Seventhly, it is an argument of Indigestion, when Greek and Latine
Sentences unchewed come up again, as they use to doe, unchanged.
Lastly, though I reverence those men of Ancient time, that either
have written Truth perspicuously, or set us in a better way to find it out
our selves; yet to the Antiquity it self I think nothing due:
For if we will reverence the Age, the Present is the Oldest.
If the Antiquity of the Writer, I am not sure, that generally they
to whom such honor is given, were more Ancient when they wrote,
than I am that am Writing: But if it bee well considered, the praise
of Ancient Authors, proceeds not from the reverence of the Dead,
but from the competition, and mutuall envy of the Living.
To conclude, there is nothing in this whole Discourse, nor in that
I writ before of the same Subject in Latine, as far as I can perceive,
contrary either to the Word of God, or to good Manners; or to the
disturbance of the Publique Tranquillity. Therefore I think it may be
profitably printed, and more profitably taught in the Universities,
in case they also think so, to whom the judgment of the same belongeth.
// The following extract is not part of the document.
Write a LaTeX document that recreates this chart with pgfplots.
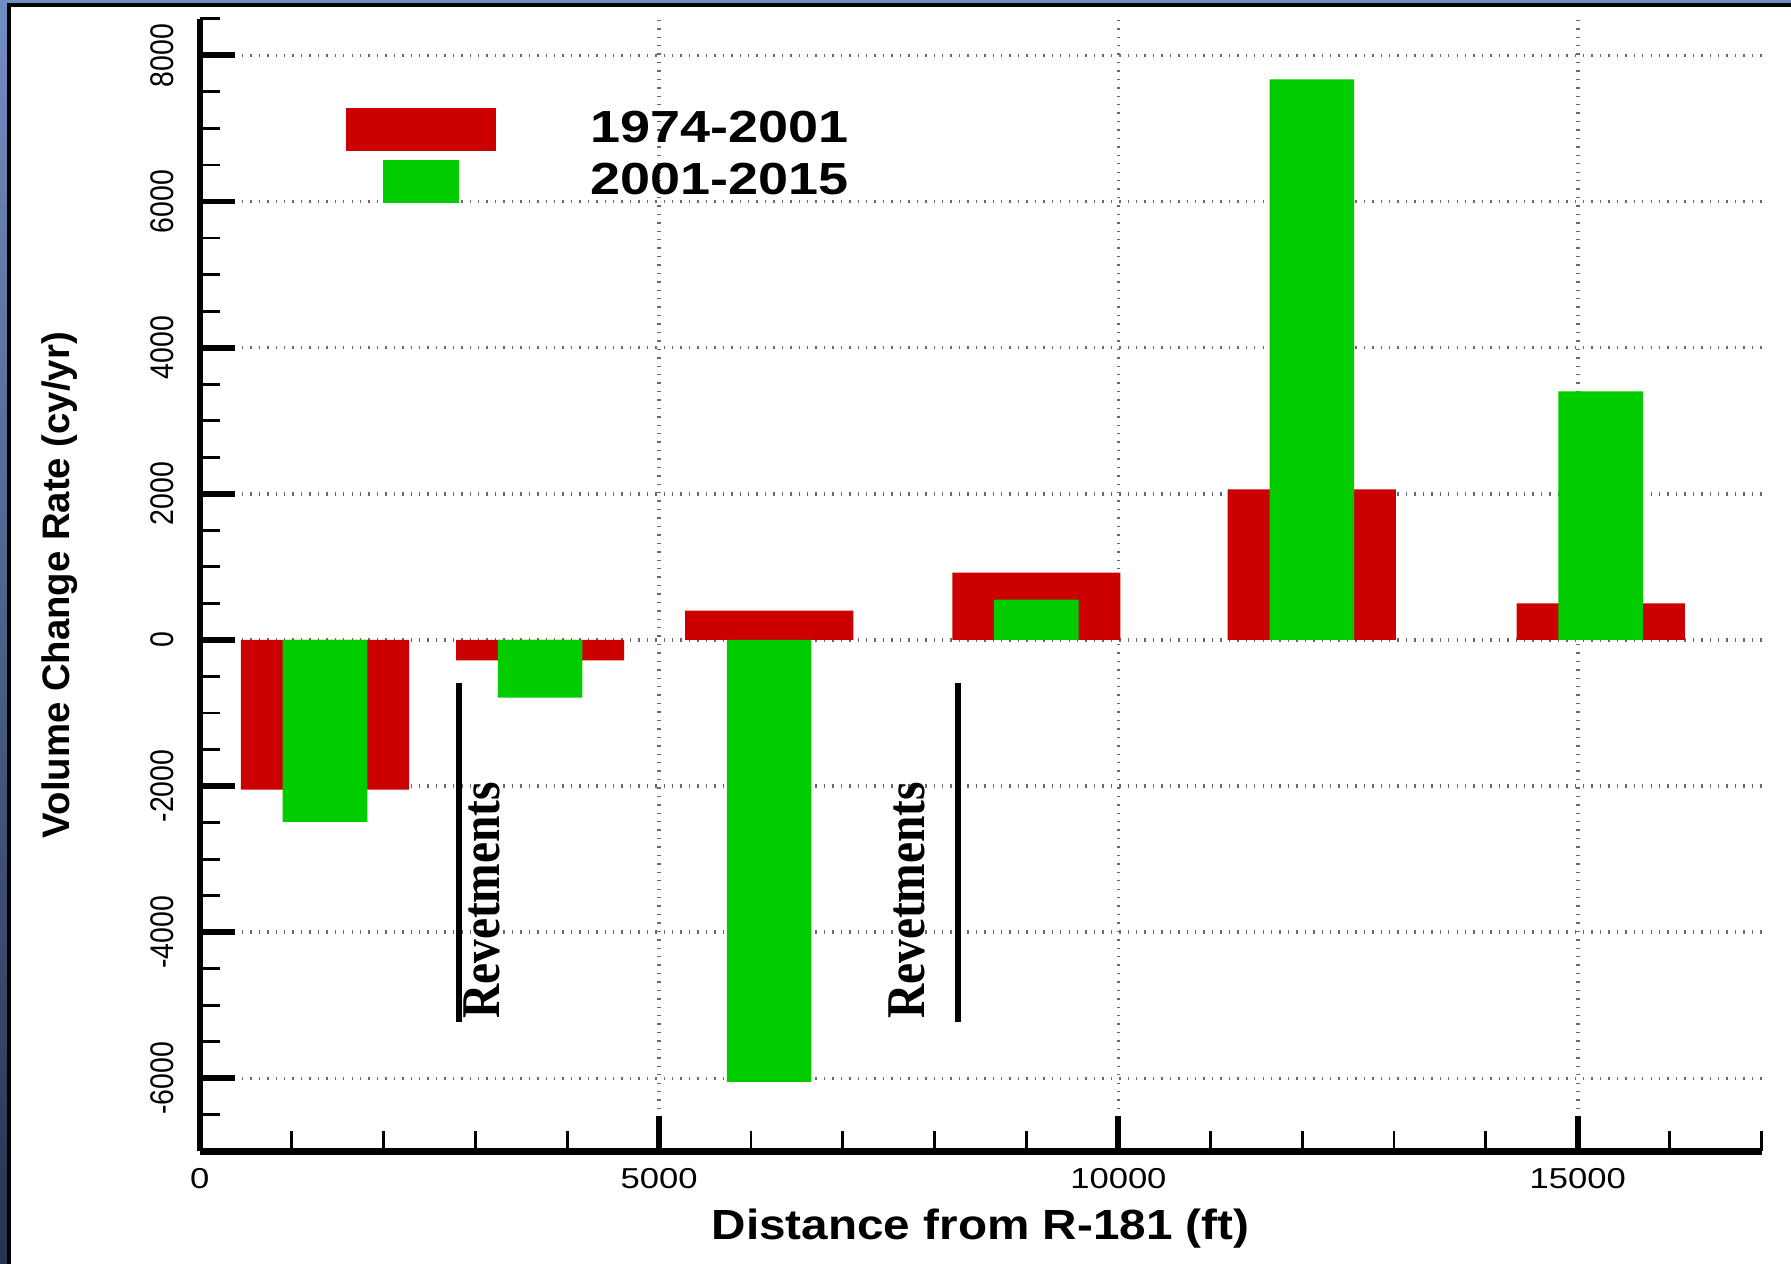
\documentclass[border=0pt]{standalone}
\usepackage{pgfplots}
\pgfplotsset{compat=1.18}
\usepackage{fontspec}
\setmainfont{Liberation Sans}
\newfontfamily\revfont{Liberation Serif}
\usepackage{graphicx}

\definecolor{barred}{RGB}{204,0,0}
\definecolor{bargreen}{RGB}{0,204,0}
\definecolor{gridgray}{RGB}{105,105,105}
\definecolor{slidetop}{RGB}{112,142,192}
\definecolor{slidebot}{RGB}{38,52,82}

% horizontally widened labels and rotated (thickened) labels
\newcommand{\xt}[1]{\scalebox{1.2}[1]{#1}}
\newcommand{\yt}[1]{\rotatebox{90}{\scalebox{1}[1.15]{#1}}}

\begin{document}
\begin{tikzpicture}
\path[use as bounding box] (-19.97mm,-11.26mm) rectangle (159.13mm,115.14mm);
% slide background and frame
\shade[top color=slidetop,bottom color=slidebot] (-19.97mm,-11.26mm) rectangle (159.13mm,115.14mm);
\fill[black] (-19.27mm,-11.26mm) rectangle (159.13mm,114.84mm);
\fill[white] (-18.82mm,-11.26mm) rectangle (159.13mm,114.44mm);

\begin{axis}[
  at={(0,0)}, anchor=south west,
  scale only axis, width=156.18mm, height=113.26mm,
  xmin=0, xmax=17000, ymin=-7000, ymax=8500,
  scaled ticks=false,
  axis x line*=bottom, axis y line*=left,
  axis line style={line width=1.8pt},
  tick align=inside,
  major tick length=3.5mm, minor tick length=2mm,
  major tick style={line width=1.7pt, black},
  minor tick style={line width=0.8pt, black},
  xtick={0,5000,10000,15000},
  xticklabels={\xt{0},\xt{5000},\xt{10000},\xt{15000}},
  minor xtick={1000,2000,3000,4000,6000,7000,8000,9000,11000,12000,13000,14000,16000,17000},
  ytick={-6000,-4000,-2000,0,2000,4000,6000,8000},
  yticklabels={\yt{-6000},\yt{-4000},\yt{-2000},\yt{0},\yt{2000},\yt{4000},\yt{6000},\yt{8000}},
  minor ytick={-6500,-5500,-5000,-4500,-3500,-3000,-2500,-1500,-1000,-500,500,1000,1500,2500,3000,3500,4500,5000,5500,6500,7000,7500,8500},
  grid=major,
  major grid style={dotted, line width=1pt, gridgray},
  xticklabel style={font=\fontsize{8.2}{9}\selectfont, anchor=north, inner sep=0pt, yshift=-1.67mm},
  yticklabel style={font=\fontsize{8.1}{9}\selectfont, anchor=east, inner sep=0pt, xshift=-2.47mm},
  xlabel={\scalebox{1.13}[1]{Distance from R-181 (ft)}},
  xlabel style={font=\bfseries\fontsize{12}{14}\selectfont, at={(axis description cs:0.5,0)}, anchor=base, inner sep=0pt, yshift=-8.8mm},
  ylabel={Volume Change Rate (cy/yr)},
  ylabel style={font=\bfseries\fontsize{10.9}{13}\selectfont, at={(axis description cs:-0.08305,0.5)}, anchor=base, inner sep=0pt},
  legend cell align=left,
  legend style={at={(axis description cs:0.0940,0.9210)}, anchor=north west, draw=none, fill=none,
    inner sep=0pt, outer sep=0pt, row sep=0.94mm, column sep=9.44mm,
    font=\bfseries\fontsize{12.8}{14}\selectfont, nodes={inner sep=0pt}},
  clip=false,
]
% 1974-2001 volume change rates
\addplot[ybar, bar width=1830, bar shift=0pt, fill=barred, draw=none,
  legend image code/.code={\fill[barred] (-7.475mm,-2.135mm) rectangle (7.475mm,2.135mm);}]
  coordinates {(1364,-2050) (3706,-280) (6199,400) (9107,920) (12105,2060) (15250,500)};
\addlegendentry{\xt{1974-2001}}
% 2001-2015 volume change rates
\addplot[ybar, bar width=920, bar shift=0pt, fill=bargreen, draw=none,
  legend image code/.code={\fill[bargreen] (-3.79mm,-2.12mm) rectangle (3.79mm,2.12mm);}]
  coordinates {(1364,-2490) (3706,-790) (6199,-6050) (9107,550) (12105,7670) (15250,3400)};
\addlegendentry{\xt{2001-2015}}

% revetment annotations
\draw[line width=1.7pt] (axis cs:2822,-590) -- (axis cs:2822,-5230);
\draw[line width=1.7pt] (axis cs:8252,-590) -- (axis cs:8252,-5230);
\node[anchor=south west, inner sep=0pt, font=\revfont\bfseries\fontsize{13.5}{15}\selectfont]
  at (axis cs:2866,-5197) {\rotatebox{90}{\scalebox{1}[1.15]{Revetments}}};
\node[anchor=south west, inner sep=0pt, font=\revfont\bfseries\fontsize{13.5}{15}\selectfont]
  at (axis cs:7495,-5197) {\rotatebox{90}{\scalebox{1}[1.15]{Revetments}}};
\end{axis}
\end{tikzpicture}
\end{document}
For seeing the Universities are the Fountains of Civill, and Morall
Doctrine, from whence the Preachers, and the Gentry, drawing such water
as they find, use to sprinkle the same (both from the Pulpit,
and in their Conversation) upon the People, there ought certainly
to be great care taken, to have it pure, both from the Venime
of Heathen Politicians, and from the Incantation of Deceiving Spirits.
And by that means the most men, knowing their Duties, will be the less
subject to serve the Ambition of a few discontented persons,
in their purposes against the State; and be the lesse grieved
with the Contributions necessary for their Peace, and Defence;
and the Governours themselves have the lesse cause, to maintain at
the Common charge any greater Army, than is necessary to make good
the Publique Liberty, against the Invasions and Encroachments of
forraign Enemies.
And thus I have brought to an end my Discourse of Civill and
Ecclesiasticall Government, occasioned by the disorders of
the present time, without partiality, without application,
and without other designe, than to set before mens eyes the mutuall
Relation between Protection and Obedience; of which the condition
of Humane Nature, and the Laws Divine, (both Naturall and Positive)
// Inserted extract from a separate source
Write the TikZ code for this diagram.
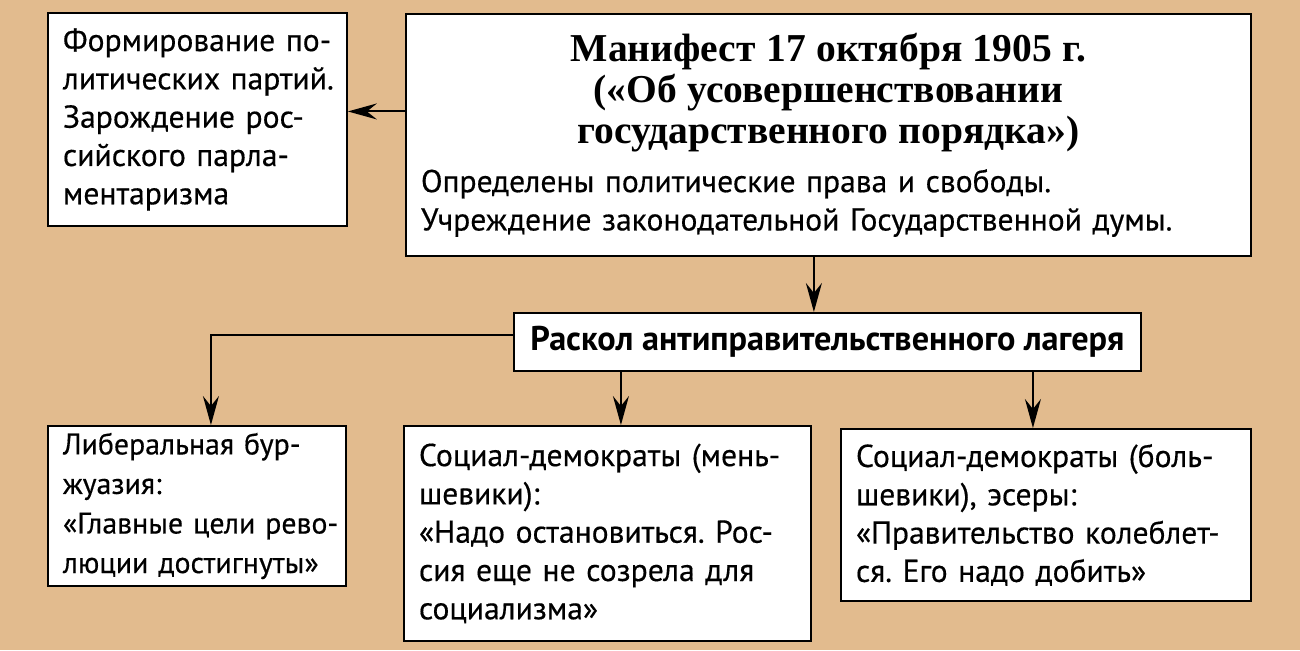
\documentclass[tikz,border=0pt]{standalone}
\usepackage{fontspec}
\setmainfont{PT Sans}[UprightFeatures={FakeBold=0.4}]
\newfontfamily\titlefnt{Liberation Serif}
\usepackage{xcolor}
\usetikzlibrary{arrows.meta,positioning}
\definecolor{tanbg}{RGB}{226,187,142}

\begin{document}
\begin{tikzpicture}[
  x=0.02cm, y=-0.02cm,
  box/.style={draw, line width=1.1pt, fill=white, anchor=north west, align=left,
    font=\fontsize{18}{21.8}\selectfont\frenchspacing, inner xsep=0.3cm, inner ysep=0pt},
  arr/.style={-{Stealth[length=5.8mm, width=3.2mm, inset=2mm]}, line width=1.1pt}]
\fill[tanbg] (0,0) rectangle (1300,650);
\useasboundingbox (0,0) rectangle (1300,650);
% upper row
\node[box, text width=5.38cm, minimum width=5.98cm, minimum height=4.26cm] (parl) at (47,12)
  {Формирование по-\\\mbox{литических партий.}\\Зарождение рос-\\сийского парла-\\ментаризма};
\node[box, text width=16.3cm, minimum width=16.9cm, minimum height=4.84cm] (manif) at (405,13)
  {{\centering\titlefnt\bfseries\fontsize{22.5}{23.5}\selectfont Манифест 17 октября 1905 г.\\
  («Об усовершенствовании\\ государственного порядка»)\par}\vspace{0.2cm}
  Определены политические права и свободы.\\
  Учреждение законодательной Государственной думы.};
\node[box, font=\bfseries\fontsize{19.5}{21.8}\selectfont, align=center, minimum width=12.54cm,
  minimum height=1.16cm] (raskol) at (513,312) {Раскол антиправительственного лагеря};
% lower row
\node[box, font=\fontsize{17}{22.5}\selectfont\frenchspacing, text width=5.36cm, minimum width=5.96cm,
  minimum height=3.2cm] (lib) at (47,425)
  {Либеральная бур-\\жуазия:\\\mbox{«Главные цели рево-}\\\mbox{люции достигнуты»}};
\node[box, text width=7.54cm, minimum width=8.14cm, minimum height=4.3cm] (mensh) at (403,425)
  {\mbox{Социал-демократы (мень-}\\шевики):\\\mbox{«Надо остановиться. Рос-}\\сия еще не созрела для\\социализма»};
\node[box, text width=7.6cm, minimum width=8.2cm, minimum height=3.44cm] (bolsh) at (840,428)
  {\mbox{Социал-демократы (боль-}\\шевики), эсеры:\\\mbox{«Правительство колеблет-}\\ся. Его надо добить»};
% connectors
\draw[arr] ([yshift=0.16cm]parl.east -| manif.west) -- ([yshift=0.16cm]parl.east);
\draw[arr] ([xshift=-0.29cm]manif.south) -- ([xshift=-0.29cm]manif.south |- raskol.north);
\draw[arr] ([yshift=0.14cm]raskol.west) -| ([xshift=0.28cm]lib.north);
\draw[arr] ([xshift=0.27cm]mensh.north |- raskol.south) -- ([xshift=0.27cm]mensh.north);
\draw[arr] ([xshift=-0.26cm]bolsh.north |- raskol.south) -- ([xshift=-0.26cm]bolsh.north);
\end{tikzpicture}
\end{document}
require an inviolable observation. And though in the revolution
of States, there can be no very good Constellation for Truths
of this nature to be born under, (as having an angry aspect
from the dissolvers of an old Government, and seeing but the backs
of them that erect a new;) yet I cannot think it will be condemned
at this time, either by the Publique Judge of Doctrine, or by any that
desires the continuance of Publique Peace. And in this hope I return
to my interrupted Speculation of Bodies Naturall; wherein,
(if God give me health to finish it,) I hope the Novelty will
as much please, as in the Doctrine of this Artificiall Body
it useth to offend. For such Truth, as opposeth no man profit,
nor pleasure, is to all men welcome.